Por Jaime Septién | El próximo 19 de octubre será beatificado Pablo VI. Un Papa sufridísimo, uno que supo presidir y culminar el Concilio Vaticano II y que llevó a la Iglesia hacia una apertura a los tiempos modernos, desde la fidelidad más profunda del tesoro de la fe.
Fue Papa de 1963 a 1978, aquella época de tremendas crisis políticas, económicas, culturales y sociales. La psicodelia, la droga, el sexo al aire libre, la anticoncepción galopante, la guerra de Vietnam, el 68, la crisis del petróleo, las guerras árabes-israelíes, la amenaza atómica, el ascenso del comunismo, el asesinato de Aldo Moro… Frente a la revolución, la encíclica que más revuelo ha causado en la historia de las encíclicas: Humanae vite, una defensa intransigente de la vida humana, desde el momento de la concepción hasta la muerte natural. Un canto a la alegría de la vida que casi nadie leyó pero que muchos atacaron sin misericordia.
Pablo VI no fue un Papa “popular” como su antecesor san Juan XXIII. No hay anécdotas “simpáticas” sobre él. Se le consideraba frío. Y más aún cuando su sucesor, Juan Pablo I, en sus 33 días de pontificado fue llamado “El Papa de la sonrisa”. La idea que nos legaron de él no concuerda, ni remotamente, con lo que fue: un hombre y un Papa “realmente grandioso”, como lo señala su mayor biógrafo, el ex jesuita inglés Peter Hebblethwaite.
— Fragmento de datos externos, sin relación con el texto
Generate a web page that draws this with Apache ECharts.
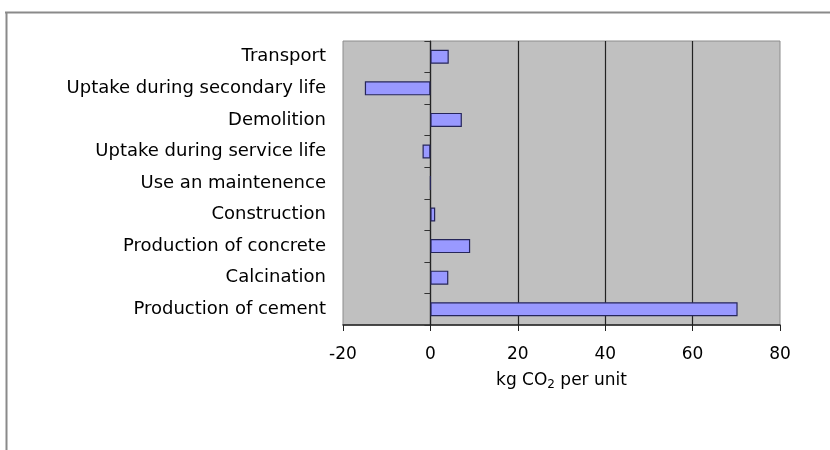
<!DOCTYPE html>
<html>
<head>
<meta charset="utf-8">
<script src="https://cdn.jsdelivr.net/npm/echarts@6/dist/echarts.min.js"></script>
<style>html,body{margin:0;padding:0;background:#fff;}#c{width:830px;height:450px;}</style>
</head>
<body>
<div id="c"></div>
<script>
// Data (top to bottom as shown)
var categories = ['Transport','Uptake during secondary life','Demolition','Uptake during service life','Use an maintenence','Construction','Production of concrete','Calcination','Production of cement'];
var values = [4.2, -15, 7.2, -1.8, 0, 1.1, 9.1, 4.1, 70.3];
var xTicks = [-20, 0, 20, 40, 60, 80];

var FONT = 'DejaVu Sans';
var chart = echarts.init(document.getElementById('c'), null, {renderer: 'canvas'});
chart.setOption({
  animation: false,
  backgroundColor: '#ffffff',
  grid: {left: 343, right: 50, top: 41, bottom: 125, show: true, backgroundColor: '#c0c0c0', borderColor: '#8c8c8c', borderWidth: 1},
  xAxis: {
    type: 'value', min: xTicks[0], max: xTicks[xTicks.length - 1], interval: 20,
    axisLine: {show: true, onZero: false, lineStyle: {color: '#222', width: 1.5}},
    axisTick: {show: true, length: 6, lineStyle: {color: '#222'}},
    axisLabel: {margin: 21, color: '#000', fontFamily: FONT, fontSize: 17},
    splitLine: {show: true, showMinLine: false, showMaxLine: false, lineStyle: {color: '#222', width: 1.2}},
    name: '{a|kg CO}{s|2}{a| per unit}',
    nameLocation: 'middle', nameGap: 46,
    nameTextStyle: {rich: {
      a: {fontFamily: FONT, fontSize: 17, color: '#000'},
      s: {fontFamily: FONT, fontSize: 12, color: '#000', verticalAlign: 'bottom', padding: [8, 0, 0, 0]}
    }}
  },
  yAxis: [{
    type: 'category', data: categories, inverse: true, position: 'left',
    axisLine: {show: false, onZero: false},
    axisTick: {show: false},
    axisLabel: {margin: 17, color: '#000', fontFamily: FONT, fontSize: 18},
    splitLine: {show: false}
  }, {
    type: 'category', data: categories, inverse: true, position: 'left',
    axisLine: {show: true, onZero: true, lineStyle: {color: '#222', width: 1.2}},
    axisTick: {show: true, length: 6, lineStyle: {color: '#333'}},
    axisLabel: {show: false},
    splitLine: {show: false}
  }],
  series: [{
    type: 'bar', data: values, yAxisIndex: 0, barWidth: 14,
    itemStyle: {color: '#9999ff', borderColor: '#26265a', borderWidth: 1.2}
  }],
  graphic: [
    {type: 'line', shape: {x1: 5, y1: 12.5, x2: 830, y2: 12.5}, style: {stroke: '#8a8a8a', lineWidth: 2}},
    {type: 'line', shape: {x1: 6.5, y1: 12, x2: 6.5, y2: 450}, style: {stroke: '#8a8a8a', lineWidth: 2}}
  ]
});
</script>
</body>
</html>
El genio de Pablo VI, a juicio mío, fue enfrentar a los conservadores ultramontanos, mostrando la necesidad de la Iglesia de transformar la cultura en contexto actual, y desdibujar el exagerado optimismo liberal de quienes vieron en el Vaticano II como una ida de la Iglesia a un antro en donde todo estaba permitido. Decepcionó al “mundo”, no a Dios.